Pour faire simple ce sont des trucs qui sont indispensables pour assurer la clarté du code et une relecture facile.

écrire :

define DR_STATUS 0x06

signifie que tu demande au compilateur de remplacer dans le code source DR_STATUS par la valeur 0x06 --> je définie DR_STATUS comme valant 0x06. Maintenant pourquoi DR_STATUS vaut la valeur 0x06 c'est à toi de lire les datasheets de tes matériels pour le savoir.

L'avantage est que le code est bien plus lisible : va te rappeler 1 mois après avoir écrit le programme pourquoi tu as mis 0x06 dans un registre ! Alors que lire DR_STATUS ne pose aucune difficulté de compréhension.

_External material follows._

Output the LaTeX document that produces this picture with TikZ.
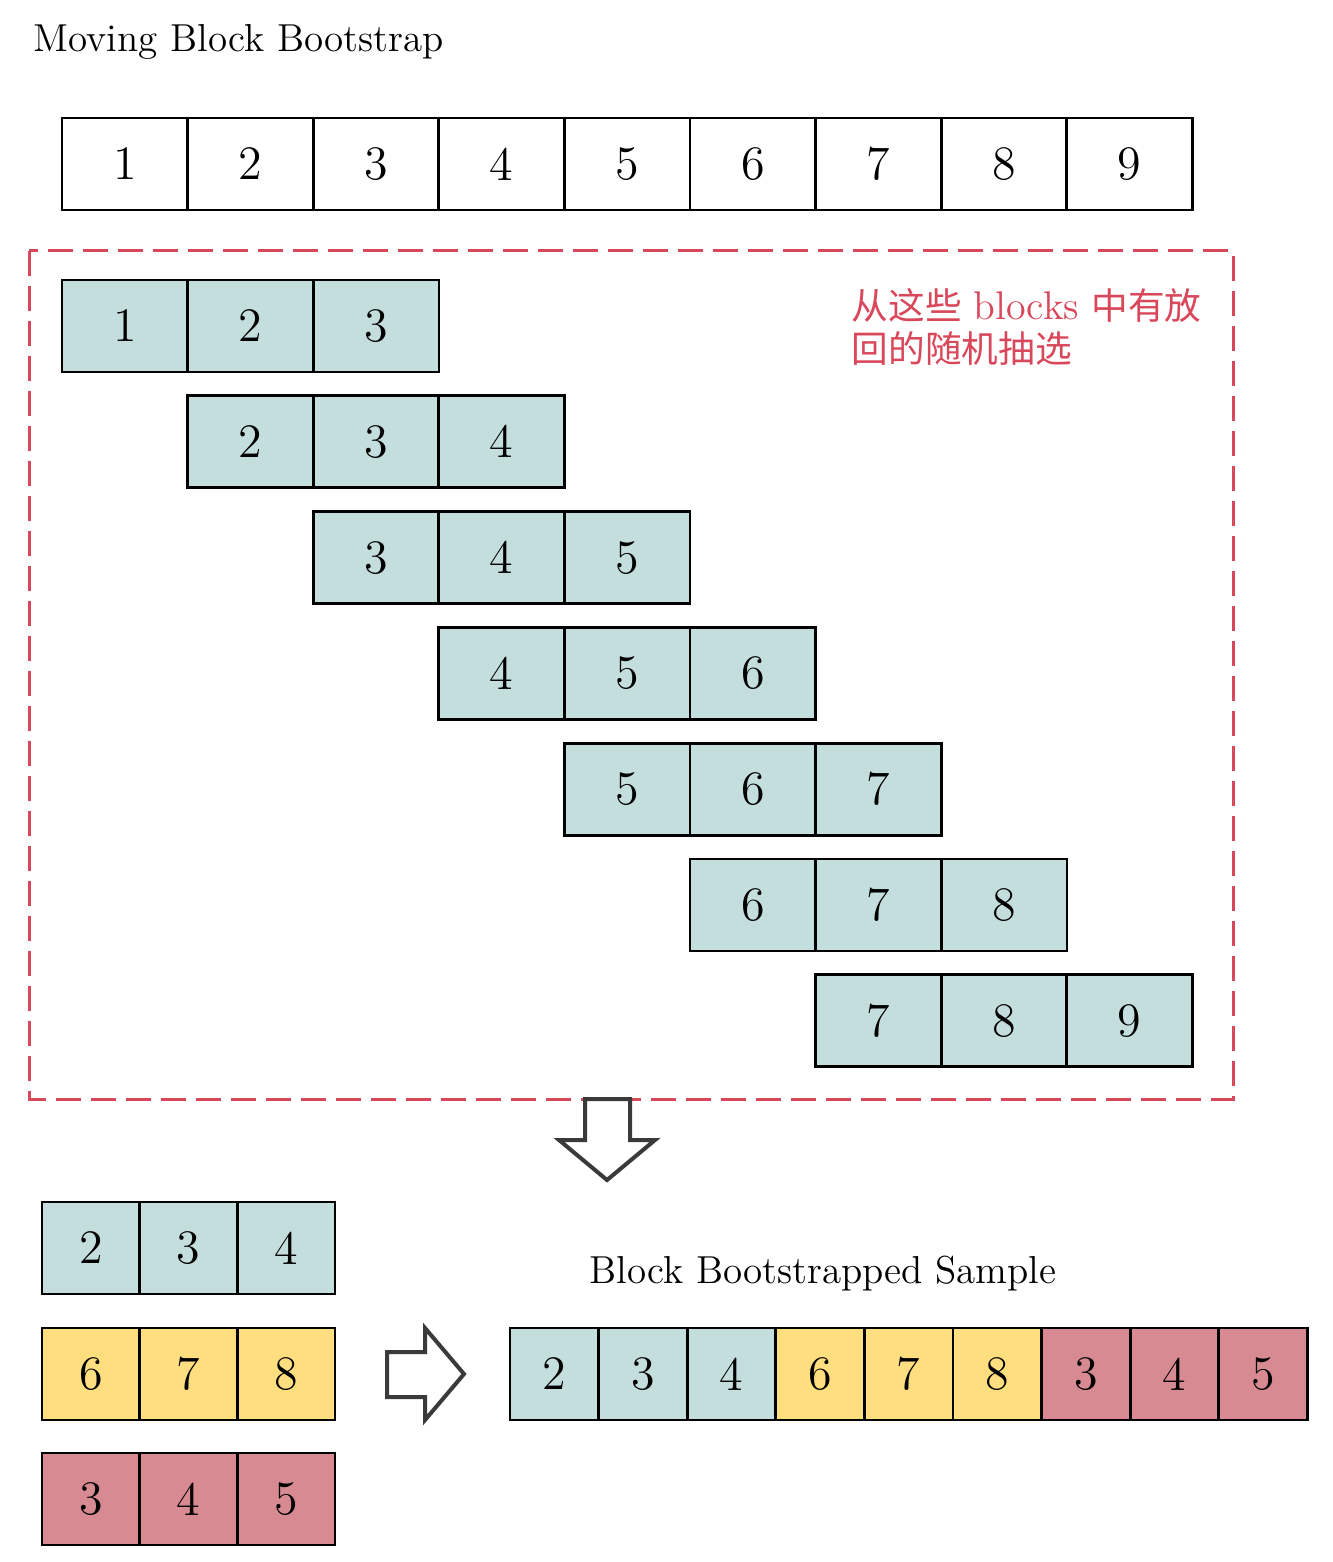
\documentclass[tikz,border=0pt]{standalone}
\usepackage{fontspec}
\newfontfamily\cjk{Noto Sans CJK SC}
\usetikzlibrary{positioning}
\definecolor{blockteal}{HTML}{C4DEDD}
\definecolor{blockyellow}{HTML}{FFDE7F}
\definecolor{blockred}{HTML}{D88A93}
\definecolor{pickred}{HTML}{D9475A}
\definecolor{arrowgray}{HTML}{3A3A3A}

\begin{document}
\begin{tikzpicture}[x=0.3pt, y=-0.3pt,
  cell/.style={draw, line width=0.8pt, inner sep=0pt, outer sep=0pt,
               minimum width=37.7pt, minimum height=27.6pt, font=\Large},
  smallcell/.style={cell, minimum width=29.3pt},
  samplecell/.style={cell, minimum width=26.6pt},
  pickbox/.style={draw=pickred, line width=0.9pt, dash pattern=on 7.5pt off 3pt},
  bigarrow/.style={draw=arrowgray, line width=1.2pt, fill=white, line join=miter},
  label/.style={inner sep=0pt, font=\fontsize{11.7}{14}\selectfont}]
\useasboundingbox (0,0) rectangle (1332,1562);

\node[label, anchor=base west] (title) at (33,52) {Moving Block Bootstrap};

% the series
\foreach \i in {1,...,9}
  \node[cell] (x\i) at ({62+125.6*(\i-0.5)},164) {\i};

% overlapping blocks
\draw[pickbox] (29,251) rectangle (1233,1099);
\foreach \k in {1,...,7}
  \foreach \j in {0,1,2} {
    \pgfmathtruncatemacro{\v}{\k+\j}
    \node[cell, fill=blockteal] (mb\k-\j) at ({62+125.6*(\v-0.5)},{326+115.8*(\k-1)}) {\v};
  }
\node[anchor=base west, align=left, inner sep=0pt, text=pickred,
      font=\fontsize{11}{12.9}\selectfont]
  (note) at (851,363) {{\cjk 从这些} {\fontsize{12}{12.9}\selectfont blocks} {\cjk 中有放}\\{\cjk 回的随机抽选}};

\draw[bigarrow] (585,1099) -- (630,1099) -- (630,1140) -- (655,1140) -- (607,1180)
  -- (559,1140) -- (585,1140) -- cycle;

% drawn blocks
\foreach \vals/\col/\yy [count=\r] in {{2,3,4}/blockteal/1248, {6,7,8}/blockyellow/1374, {3,4,5}/blockred/1499}
  \foreach \v [count=\c] in \vals
    \node[smallcell, fill=\col] (pick\r-\c) at ({42+97.7*(\c-0.5)},\yy) {\v};

\draw[bigarrow] (387,1352) -- (425,1352) -- (425,1328) -- (464,1374) -- (425,1420)
  -- (425,1397) -- (387,1397) -- cycle;

% resulting sample
\foreach \v/\col [count=\c] in {2/blockteal, 3/blockteal, 4/blockteal, 6/blockyellow,
    7/blockyellow, 8/blockyellow, 3/blockred, 4/blockred, 5/blockred}
  \node[samplecell, fill=\col] (s\c) at ({510+88.6*(\c-0.5)},1374) {\v};
\node[label, anchor=base] (samplelabel) at (823,1283) {Block Bootstrapped Sample};
\end{tikzpicture}
\end{document}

le # et le define devait être collés. comme ça

#define DR_STATUS 0x06 
#define OUT_P_DELTA_MSB 0x07 
#define OUT_P_DELTA_CSB 0x08

Ils servent à définir l'adresse des registres dans le circuit afin de pouvoir les manipuler par leur nom dans le programme plutôt que par un numéro.